Louisa, la doyenne de la cérémonie

La prise de parole de la doyenne, Louisa, nous éclaire, nous allochtones, sur l’Histoire moderne et contemporaine des Premières Nations. En effet, Louisa a été placée enfant dans un pensionnat pour Autochtones. Les cours réguliers n’y étaient souvent qu’un prétexte pour priver les jeunes algonquins de leur culture : on changeait leurs prénoms originels par des noms français, il y était interdit de parler leur langue maternelle, on coupait leurs longues coiffures traditionnelles … De leur esprit ou de leur apparence, par des rapports de force psychologique ou parfois même physique, on leur ôtait tout ce qui en eux était « indien ».

J’apprendrai quelques mois plus tard, en discutant avec un autochtone Guyanais du peuple kali’na, Louis, que ces internats existaient également dans la Caraïbe. 

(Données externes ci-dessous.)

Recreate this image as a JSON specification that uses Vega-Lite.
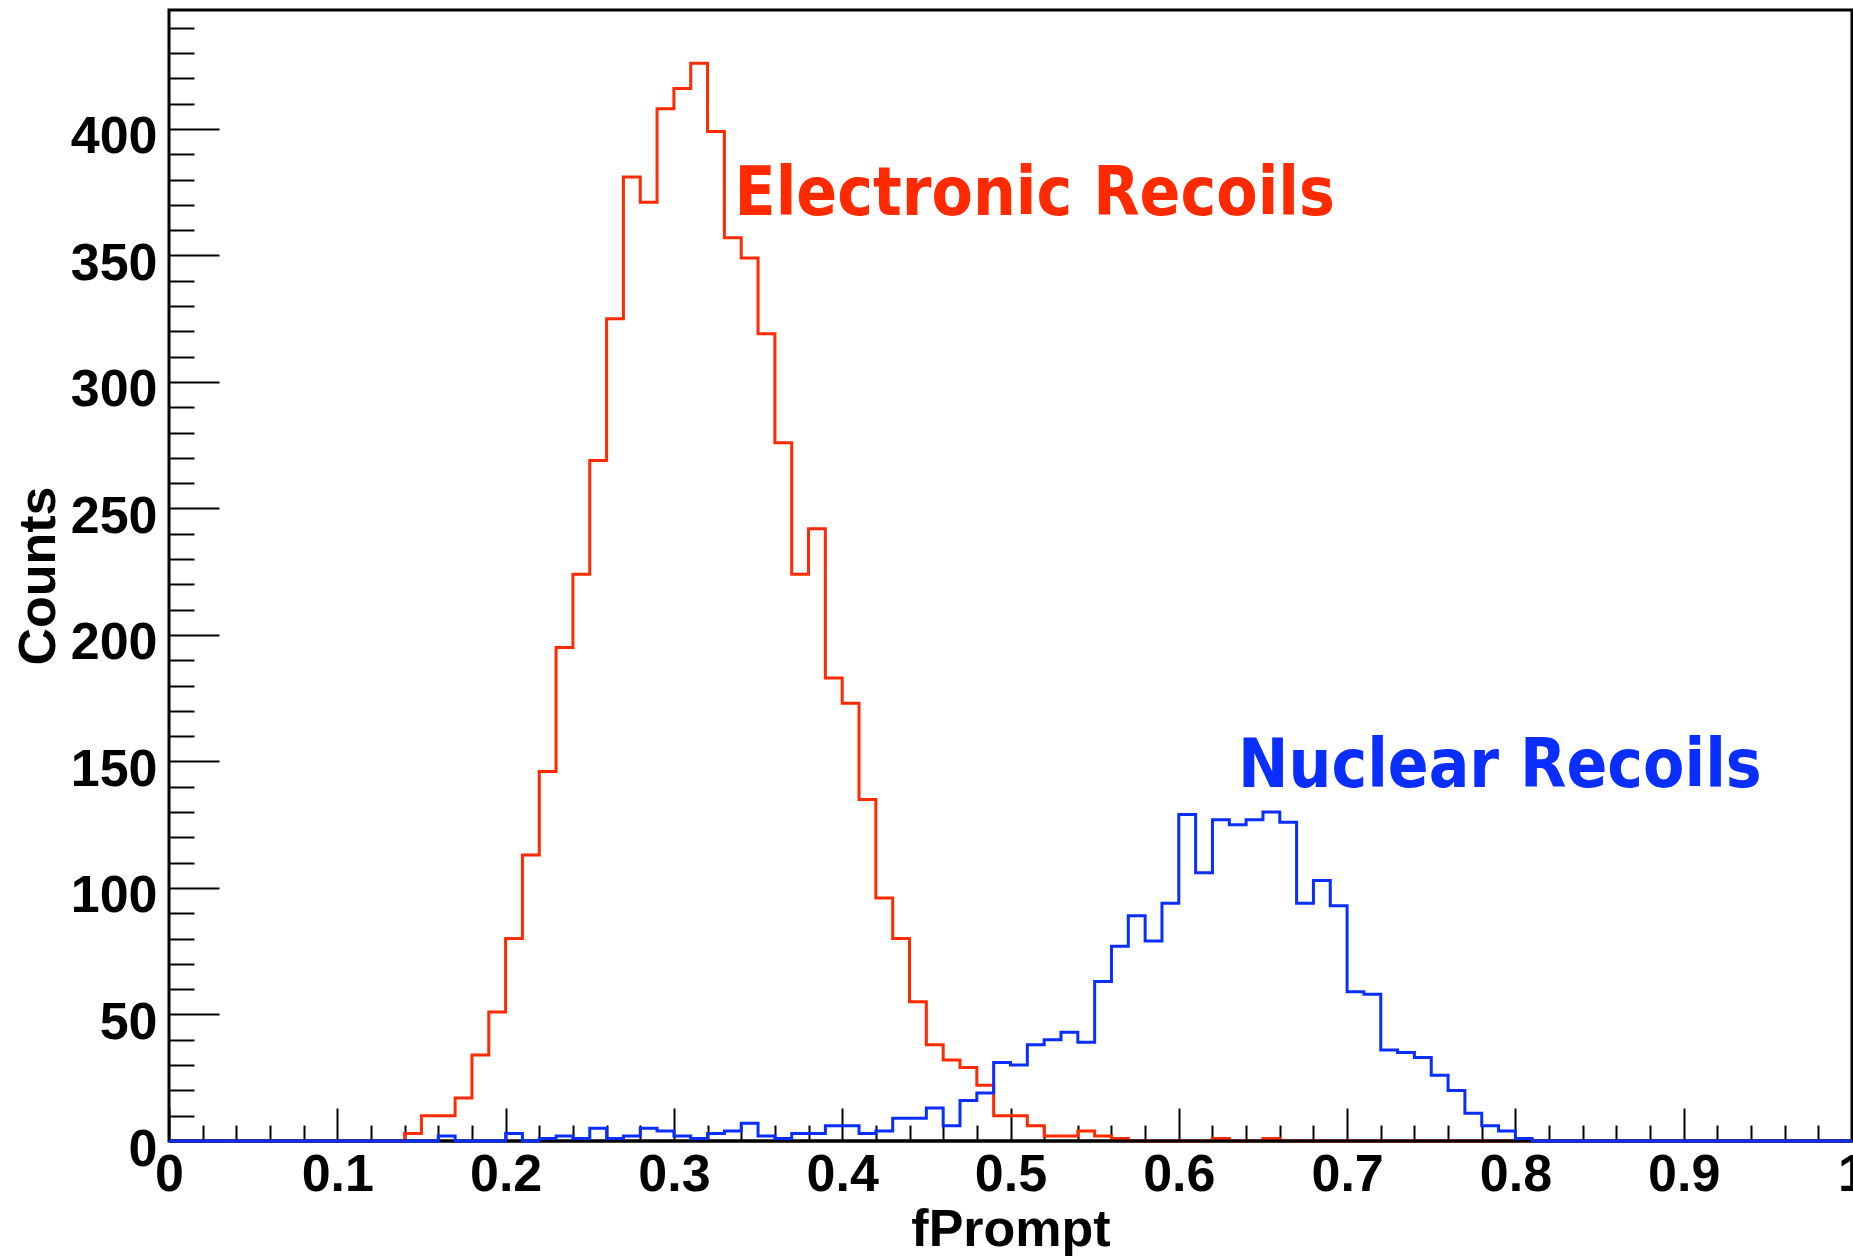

On était allé chercher Louis enfant dans la forêt amazonienne; on était allé chercher Louisa enfant dans la forêt boréale.

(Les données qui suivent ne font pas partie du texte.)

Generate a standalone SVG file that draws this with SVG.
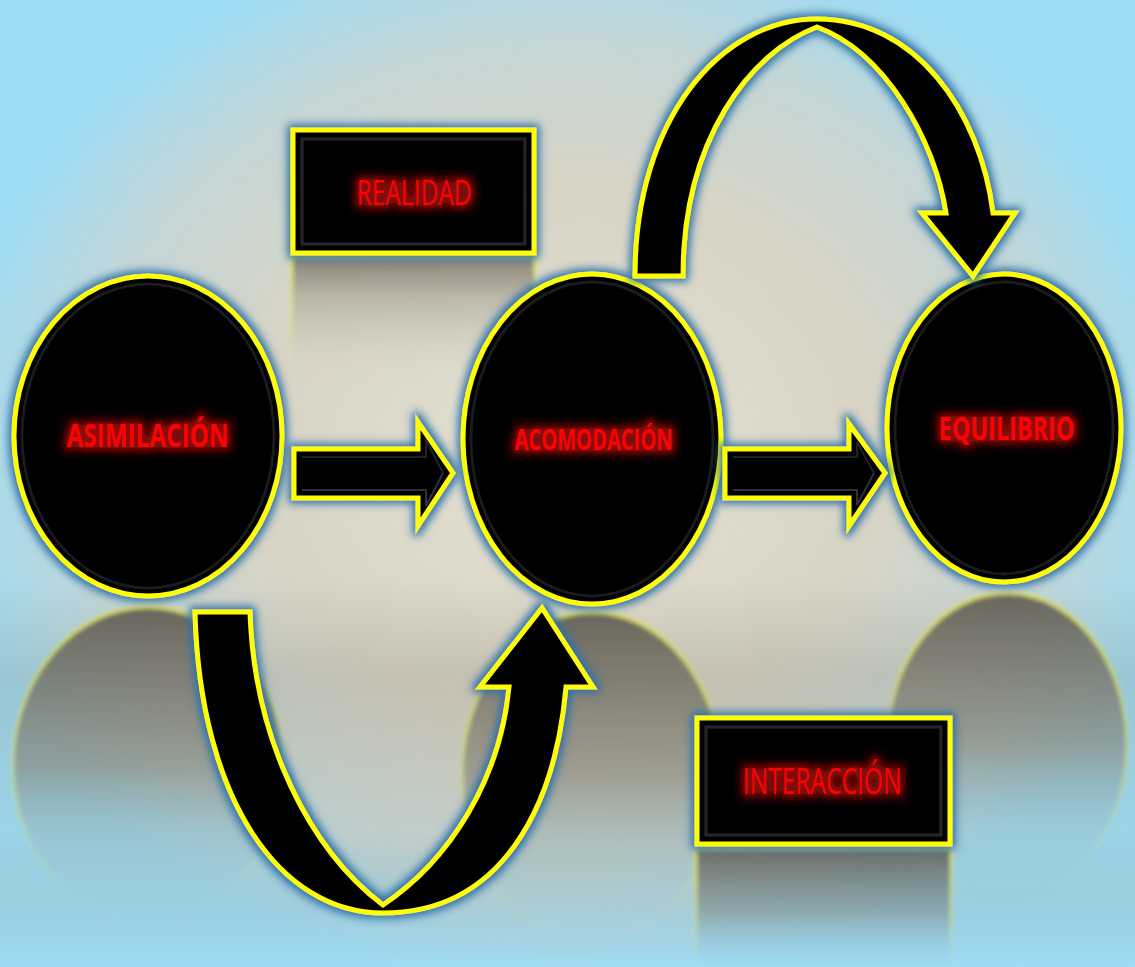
<svg xmlns="http://www.w3.org/2000/svg" width="1135" height="967" viewBox="0 0 1135 967">
<defs>
<radialGradient id="bg" cx="0.5" cy="0.47" r="0.55">
<stop offset="0" stop-color="#e4e1d4"/>
<stop offset="0.5" stop-color="#d8d4c5"/>
<stop offset="0.78" stop-color="#c4d6d6"/>
<stop offset="1" stop-color="#9ddcf4"/>
</radialGradient>
<linearGradient id="band" x1="0" y1="0" x2="0" y2="1">
<stop offset="0" stop-color="#8a8475" stop-opacity="0"/>
<stop offset="0.6" stop-color="#8a8475" stop-opacity="0"/>
<stop offset="0.7" stop-color="#8a8475" stop-opacity="0.25"/>
<stop offset="0.86" stop-color="#8a8475" stop-opacity="0.1"/>
<stop offset="1" stop-color="#9ddcf4" stop-opacity="0.5"/>
</linearGradient>
<linearGradient id="refl" x1="0" y1="0" x2="0" y2="1">
<stop offset="0" stop-color="#5e5950" stop-opacity="0.9"/>
<stop offset="0.5" stop-color="#858274" stop-opacity="0.6"/>
<stop offset="1" stop-color="#9ddcf4" stop-opacity="0"/>
</linearGradient>
<linearGradient id="reflStroke" x1="0" y1="0" x2="0" y2="1">
<stop offset="0" stop-color="#e4e65a" stop-opacity="0.9"/>
<stop offset="0.6" stop-color="#d6e47a" stop-opacity="0.5"/>
<stop offset="1" stop-color="#c8e8a0" stop-opacity="0"/>
</linearGradient>
<linearGradient id="reflRect" x1="0" y1="0" x2="0" y2="1">
<stop offset="0" stop-color="#6e675e" stop-opacity="0.8"/>
<stop offset="0.35" stop-color="#a9a596" stop-opacity="0.6"/>
<stop offset="1" stop-color="#d8d5c5" stop-opacity="0"/>
</linearGradient>
<linearGradient id="reflRect2" x1="0" y1="0" x2="0" y2="1">
<stop offset="0" stop-color="#5e5a52" stop-opacity="0.85"/>
<stop offset="0.5" stop-color="#7d8c8c" stop-opacity="0.6"/>
<stop offset="1" stop-color="#9ddcf4" stop-opacity="0"/>
</linearGradient>
<filter id="glow" x="-20%" y="-20%" width="140%" height="140%">
<feMorphology in="SourceAlpha" operator="dilate" radius="3" result="d"/>
<feGaussianBlur in="d" stdDeviation="4" result="b"/>
<feFlood flood-color="#2b6fa6"/>
<feComposite in2="b" operator="in" result="g"/>
<feMerge><feMergeNode in="g"/><feMergeNode in="SourceGraphic"/></feMerge>
</filter>
<filter id="tglow" x="-20%" y="-60%" width="140%" height="220%">
<feMorphology in="SourceAlpha" operator="dilate" radius="2" result="d"/>
<feGaussianBlur in="d" stdDeviation="4" result="b"/>
<feFlood flood-color="#8a0c0c"/>
<feComposite in2="b" operator="in" result="g"/>
<feMerge><feMergeNode in="g"/><feMergeNode in="g"/><feMergeNode in="SourceGraphic"/></feMerge>
</filter>
<filter id="soft" x="-10%" y="-10%" width="120%" height="120%">
<feGaussianBlur stdDeviation="2"/>
</filter>
</defs>
<style>
.node{fill:#050505;stroke:#ffff00;stroke-width:5}
.bevel{fill:none;stroke:#1f1f1f;stroke-width:2.5}
.bevelLight{fill:none;stroke:#262626;stroke-width:3}
.arrow{fill:#000;stroke:#ffff00;stroke-width:5;stroke-linejoin:miter}
.lbl{fill:#ff0000;font-family:"Open Sans","Noto Sans","Liberation Sans",sans-serif;filter:url(#tglow)}
.b{font-weight:bold}
.reflE{fill:url(#refl);stroke:url(#reflStroke);stroke-width:3}
</style>

<rect x="0" y="0" width="1135" height="967" fill="url(#bg)"/>
<rect x="0" y="0" width="1135" height="967" fill="url(#band)"/>

<g id="reflections" filter="url(#soft)">
<ellipse class="reflE" cx="148" cy="765" rx="135" ry="158"/>
<ellipse class="reflE" cx="592" cy="775" rx="130" ry="163"/>
<ellipse class="reflE" cx="1007" cy="745" rx="120" ry="152"/>
<rect x="292" y="256" width="243" height="124" fill="url(#reflRect)" stroke="url(#reflStroke)" stroke-width="3"/>
<rect x="696" y="848" width="255" height="125" fill="url(#reflRect2)" stroke="url(#reflStroke)" stroke-width="3"/>
</g>

<g id="node-asimilacion" filter="url(#glow)">
<ellipse class="node" cx="148" cy="436" rx="134" ry="160"/>
<ellipse class="bevel" cx="148" cy="436" rx="126" ry="152"/>
<text class="lbl b" x="67" y="447" font-size="33" textLength="162" lengthAdjust="spacingAndGlyphs">ASIMILACIÓN</text>
</g>

<g id="node-acomodacion" filter="url(#glow)">
<ellipse class="node" cx="592" cy="439" rx="129" ry="165"/>
<ellipse class="bevel" cx="592" cy="439" rx="121" ry="157"/>
<text class="lbl b" x="515" y="450" font-size="28" textLength="158" lengthAdjust="spacingAndGlyphs">ACOMODACIÓN</text>
</g>

<g id="node-equilibrio" filter="url(#glow)">
<ellipse class="node" cx="1004" cy="428" rx="117" ry="154"/>
<ellipse class="bevel" cx="1004" cy="428" rx="109" ry="146"/>
<text class="lbl b" x="939" y="440" font-size="32" textLength="136" lengthAdjust="spacingAndGlyphs">EQUILIBRIO</text>
</g>

<g id="node-realidad" filter="url(#glow)">
<rect class="node" x="293" y="130" width="241" height="123"/>
<rect class="bevelLight" x="302" y="139" width="223" height="105"/>
<text class="lbl" x="357" y="205" font-size="35" textLength="115" lengthAdjust="spacingAndGlyphs">REALIDAD</text>
</g>

<g id="node-interaccion" filter="url(#glow)">
<rect class="node" x="697" y="718" width="253" height="126"/>
<rect class="bevelLight" x="706" y="727" width="235" height="108"/>
<text class="lbl" x="743" y="794" font-size="36" textLength="159" lengthAdjust="spacingAndGlyphs">INTERACCIÓN</text>
</g>

<g id="connectors" filter="url(#glow)">
<path class="arrow" d="M294,449 L418,449 L418,422 L453,473 L418,526 L418,498 L294,498 Z"/>
<path d="M302,457 L426,457 L426,440 L443,473" fill="none" stroke="#222" stroke-width="2"/>
<path d="M302,490 L426,490 L426,506 L443,473" fill="none" stroke="#333" stroke-width="2"/>
<path class="arrow" d="M725,449 L849,449 L849,424 L885,473 L849,526 L849,498 L725,498 Z"/>
<path d="M733,457 L857,457 L857,442 L874,473" fill="none" stroke="#222" stroke-width="2"/>
<path d="M733,490 L857,490 L857,505 L874,473" fill="none" stroke="#333" stroke-width="2"/>
<path class="arrow" d="M635,276 C635,120 720,19 817,19 C915,19 980,110 993,213 L1015,213 L973,276 L922,213 L946,213 C935,140 885,52 817,27 C750,52 683,140 683,276 Z"/>
<path class="arrow" d="M195,612 L250,612 C254,740 310,850 383,905 C450,860 500,780 509,687 L480,687 L542,608 L593,687 L566,687 C555,810 500,913 383,913 C280,913 200,800 195,612 Z"/>
</g>
</svg>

Wabinok, le benjamin du cercle

Les confessions de l’adolescent Wabinok permettent quant à elles de mieux comprendre les histoires actuelles des populations autochtones, de mieux envisager ces histoires personnelles qui formeront, mises bout à bout, la grande Histoire.

Âgé de quinze ans seulement, l’adolescent raconte son parcours tempétueux à travers l’alcool et la drogue. En effet, ces substances agissent sur les villages autochtones comme de véritables fléaux et touchent des familles entières. Bien que la plupart des villages soient maintenant des « dry zones », c’est-à-dire des « zones sèches » où il est interdit de faire entrer de l’alcool, la boisson est importée des grandes villes. Quant aux drogues, leur prix bas et leur facilité d’accès les rendent omniprésentes. Invitée plus tard dans une petite ville québécoise populaire, je constaterai des usages similaires de drogues dures.

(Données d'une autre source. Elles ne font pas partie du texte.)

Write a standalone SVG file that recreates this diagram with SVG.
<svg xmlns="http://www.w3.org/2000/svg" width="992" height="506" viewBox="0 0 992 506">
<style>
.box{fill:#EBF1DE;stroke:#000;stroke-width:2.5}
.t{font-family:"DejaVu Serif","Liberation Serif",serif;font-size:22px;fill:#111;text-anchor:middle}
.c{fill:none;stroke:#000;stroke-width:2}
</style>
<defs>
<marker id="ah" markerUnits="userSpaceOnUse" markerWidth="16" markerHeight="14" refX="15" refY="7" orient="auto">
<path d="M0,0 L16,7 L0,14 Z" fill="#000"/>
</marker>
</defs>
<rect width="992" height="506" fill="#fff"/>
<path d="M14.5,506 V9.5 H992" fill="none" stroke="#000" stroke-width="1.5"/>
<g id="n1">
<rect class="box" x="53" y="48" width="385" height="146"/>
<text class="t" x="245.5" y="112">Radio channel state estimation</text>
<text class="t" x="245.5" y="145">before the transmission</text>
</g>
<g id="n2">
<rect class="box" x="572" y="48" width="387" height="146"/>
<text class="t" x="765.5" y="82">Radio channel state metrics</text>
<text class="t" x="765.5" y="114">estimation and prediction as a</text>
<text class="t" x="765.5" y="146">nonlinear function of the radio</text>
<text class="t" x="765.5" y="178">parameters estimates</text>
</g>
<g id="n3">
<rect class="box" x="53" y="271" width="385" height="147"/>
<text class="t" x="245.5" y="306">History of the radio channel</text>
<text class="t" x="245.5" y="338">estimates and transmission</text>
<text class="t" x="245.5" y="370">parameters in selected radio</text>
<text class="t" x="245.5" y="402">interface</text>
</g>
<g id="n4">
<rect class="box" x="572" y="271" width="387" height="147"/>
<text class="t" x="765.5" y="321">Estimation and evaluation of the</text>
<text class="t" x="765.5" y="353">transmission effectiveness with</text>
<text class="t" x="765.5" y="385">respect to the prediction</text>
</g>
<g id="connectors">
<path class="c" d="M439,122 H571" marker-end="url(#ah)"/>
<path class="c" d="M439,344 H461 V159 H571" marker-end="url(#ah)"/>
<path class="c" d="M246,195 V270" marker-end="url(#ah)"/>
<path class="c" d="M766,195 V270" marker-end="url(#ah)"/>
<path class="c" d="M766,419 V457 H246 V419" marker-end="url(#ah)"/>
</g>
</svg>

Revenons-en à Wabinok. Il est très fier d’avoir arrêté l’alcool et la drogue, et ce depuis un an. Il connaît ses dates de sevrages par cœur et maintient une attention constante pour ne pas rechuter. Il investit maintenant son temps et son énergie dans la transmission de sa culture, en participant à des échanges culturels comme ici, en allant danser dans des festivals autochtones appelés « pow-wow » ou bien tout simplement en allant vivre quelques jours dans la forêt boréale en communauté. Il a également choisi d’endosser un rôle de vigilance envers ses camarades et amis, qu’il s’agisse de la consommation de substances ou de prévention des suicides. « Maintenant, dès que je vois quelqu’un qui prononce ou écrit le mot « suicide », j’appelle les autorités, directement ».

Vers d’autres aventures

Vient le chant de clôture, accompagné des palpitations des tambours et des fumées du feu central et des calumets. Chacun fait le tour du cercle, fait un câlin à chacun de ses membres en prononçant « Meegwitch », « merci ». Un moment de toute solennité – et de toute gêne personnelle aussi car, en road-trip depuis plusieurs jours, cela fait un moment que mes vêtements n’ont pas été lavés … mon pull de laine sent la forêt, le bivouac, le feu de bois, mais aussi et par-dessus tout la transpiration! 

Donald nous donne rendez-vous deux jours plus tard pour la cérémonie spirituelle de sudation … ouf, je suis déjà dans le thème.